> WHAT YOU WILL DO
Copy every line that holds "this".

(begin)

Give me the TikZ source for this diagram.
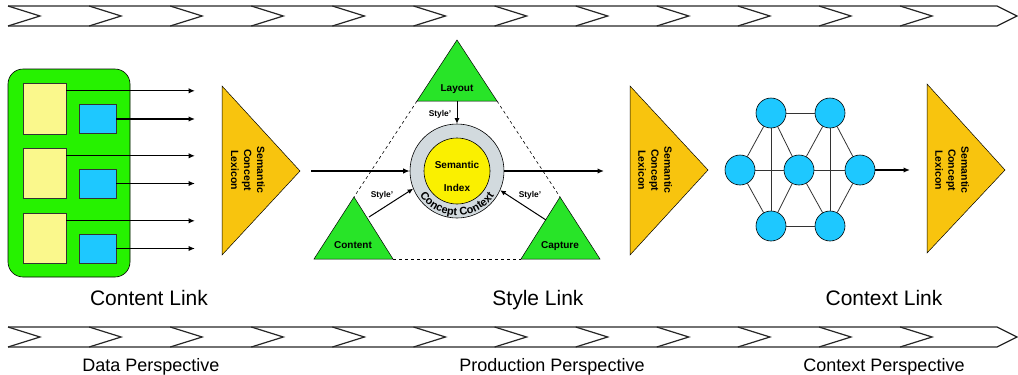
\documentclass[tikz,border=0pt]{standalone}
\usepackage{fontspec}
\setmainfont{Liberation Sans}
\usetikzlibrary{arrows.meta,decorations.text}

\definecolor{boxgreen}{RGB}{38,242,0}
\definecolor{trigreen}{RGB}{40,228,40}
\definecolor{paleyellow}{RGB}{250,248,140}
\definecolor{skyblue}{RGB}{30,200,255}
\definecolor{lexorange}{RGB}{248,196,14}
\definecolor{ringgray}{RGB}{210,218,222}
\definecolor{coreyellow}{RGB}{250,240,0}

\begin{document}
\begin{tikzpicture}[x=1pt, y=-1pt,
    arr/.style={-{Latex[length=6.5pt,width=5.5pt]}, line width=1.3pt},
    thinarr/.style={-{Latex[length=5.5pt,width=5pt]}, line width=1pt},
    band/.style={line width=1.2pt, black!85},
    ysq/.style={draw=black!80, fill=paleyellow, minimum width=43pt, minimum height=50pt, inner sep=0pt},
    bsq/.style={draw=black!80, fill=skyblue, minimum width=37pt, minimum height=29pt, inner sep=0pt},
    lex/.style={fill=lexorange, draw=black, line width=0.5pt},
    lextext/.style={rotate=-90, align=center, font=\fontsize{10.5}{13}\selectfont\bfseries},
    tri/.style={fill=trigreen, draw=black, line width=0.5pt},
    bold/.style={font=\fontsize{10}{12}\selectfont\bfseries, anchor=base},
    small/.style={font=\fontsize{8.4}{10}\selectfont\bfseries, anchor=base},
    dot/.style={circle, fill=skyblue, draw=black, line width=0.6pt, minimum size=30pt, inner sep=0pt},
    link/.style={font=\fontsize{21}{25}\selectfont, anchor=base},
    persp/.style={font=\fontsize{18}{22}\selectfont, anchor=base}]
    \useasboundingbox (0,0) rectangle (1018,375);
    % chevron bands
    \foreach \y in {6,327} {
        \draw[band] (8,\y) -- (997,\y) -- (1017,{\y+10}) -- (997,{\y+20}) -- (8,{\y+20});
        \foreach \k in {0,...,11}
            \draw[band] ({8+81.1*\k},\y) -- ({40+81.1*\k},{\y+10}) -- ({8+81.1*\k},{\y+20});
    }
    % content link
    \node[draw=black, line width=0.6pt, fill=boxgreen, rounded corners=15pt,
          minimum width=122pt, minimum height=208pt] (src) at (69,173) {};
    \node[ysq, minimum height=51pt] (y1) at (44.5,108.5) {};
    \node[ysq] (y2) at (44.5,173) {};
    \node[ysq] (y3) at (44.5,238) {};
    \node[bsq] (b1) at (97.5,119) {};
    \node[bsq] (b2) at (97.5,183.5) {};
    \node[bsq] (b3) at (97.5,248.5) {};
    \coordinate (edge) at (195,0);
    \foreach \n in {y1,y2,y3}
        \draw[arr] ([yshift=-8pt]\n.north east) -- ([yshift=-8pt]\n.north east -| edge);
    \foreach \n in {b1,b2,b3}
        \draw[arr] (\n.east) -- (\n.east -| edge);
    \draw[lex] (222,86) -- (300,171) -- (222,255) -- cycle;
    \node[lextext] (lex1) at (248,170) {Semantic\\Concept\\Lexicon};
    % style link
    \draw[dashed, line width=0.6pt] (417,101) -- (354,197);
    \draw[dashed, line width=0.6pt] (497,101) -- (560,197);
    \draw[dashed, line width=0.6pt] (393,259) -- (521,259);
    \draw[tri] (457,40) -- (497,101) -- (417,101) -- cycle;
    \draw[tri] (354,197) -- (393,259) -- (314,259) -- cycle;
    \draw[tri] (560,197) -- (600,259) -- (521,259) -- cycle;
    \node[bold] (layout) at (457,91) {Layout};
    \node[bold] (content) at (353,248) {Content};
    \node[bold] (capture) at (560,248) {Capture};
    \node[circle, fill=ringgray, draw=black, line width=0.6pt, minimum size=94pt, inner sep=0pt] (ring) at (457,171) {};
    \node[circle, fill=coreyellow, draw=black, line width=0.6pt, minimum size=66pt, inner sep=0pt] (core) at (ring.center) {};
    \node[bold] (sem) at (457,168) {Semantic};
    \node[bold] (idx) at (457,191) {Index};
    \begin{scope}[x=1pt, y=1pt, shift={(ring.center)}]
        \path[decorate, decoration={text along path, text align=center,
              text={|\fontsize{11}{13}\selectfont\bfseries|Concept Context}}]
            (195:44.5) arc[start angle=195, end angle=345, radius=44.5];
    \end{scope}
    \coordinate (in) at (311,171);
    \coordinate (out) at (604,171);
    \coordinate (laybase) at (457,101);
    \coordinate (cntedge) at (369,217);
    \coordinate (capedge) at (546,220);
    \draw[arr] (in) -- (ring.west);
    \draw[arr] (ring.east) -- (out);
    \draw[thinarr] (laybase) -- (ring.north);
    \draw[thinarr] (cntedge) -- (ring.202);
    \draw[thinarr] (capedge) -- (ring.336);
    \node[small] (st1) at (440,116) {Style'};
    \node[small] (st2) at (382,197) {Style'};
    \node[small] (st3) at (530,197) {Style'};
    % context link
    \draw[lex] (630,86) -- (708,170) -- (630,255) -- cycle;
    \node[lextext] (lex2) at (655,170) {Semantic\\Concept\\Lexicon};
    \node[dot] (n1) at (771,113) {};
    \node[dot] (n2) at (830,113) {};
    \node[dot] (n3) at (740,170) {};
    \node[dot] (n4) at (799,170) {};
    \node[dot] (n5) at (860,170) {};
    \node[dot] (n6) at (771,226) {};
    \node[dot] (n7) at (830,226) {};
    \foreach \a/\b in {n1/n2, n6/n7, n3/n1, n3/n6, n1/n4, n6/n4, n2/n4, n7/n4,
                       n2/n5, n7/n5, n3/n4, n4/n5, n1/n6, n2/n7}
        \draw[line width=0.8pt, black!80] (\a) -- (\b);
    \coordinate (netout) at (910,170);
    \draw[arr] (n5.east) -- (netout);
    \draw[lex] (927,84) -- (1005,170) -- (927,253) -- cycle;
    \node[lextext] (lex3) at (952,170) {Semantic\\Concept\\Lexicon};
    % captions
    \node[link] (clink) at (149,305) {Content Link};
    \node[link] (slink) at (538,305) {Style Link};
    \node[link] (xlink) at (884,305) {Context Link};
    \node[persp] (dp) at (151,371) {Data Perspective};
    \node[persp] (pp) at (552,371) {Production Perspective};
    \node[persp] (cp) at (884,371) {Context Perspective};
\end{tikzpicture}
\end{document}
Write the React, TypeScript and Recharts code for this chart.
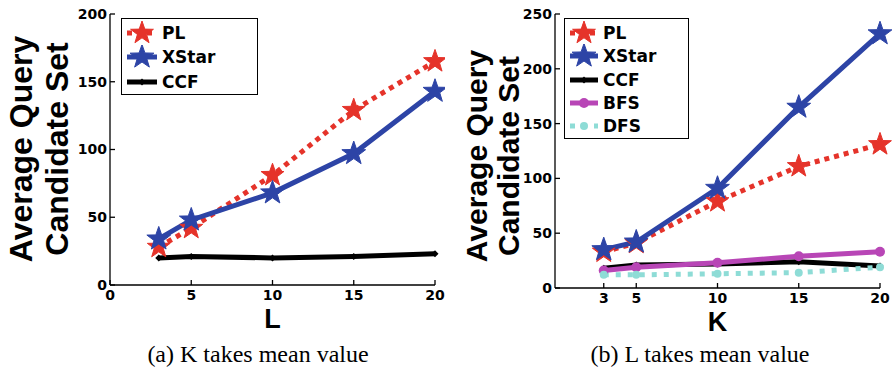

(end)

> COMPLETED EXERCISE
Give me the TikZ source for this diagram.
Write the React, TypeScript and Recharts code for this chart.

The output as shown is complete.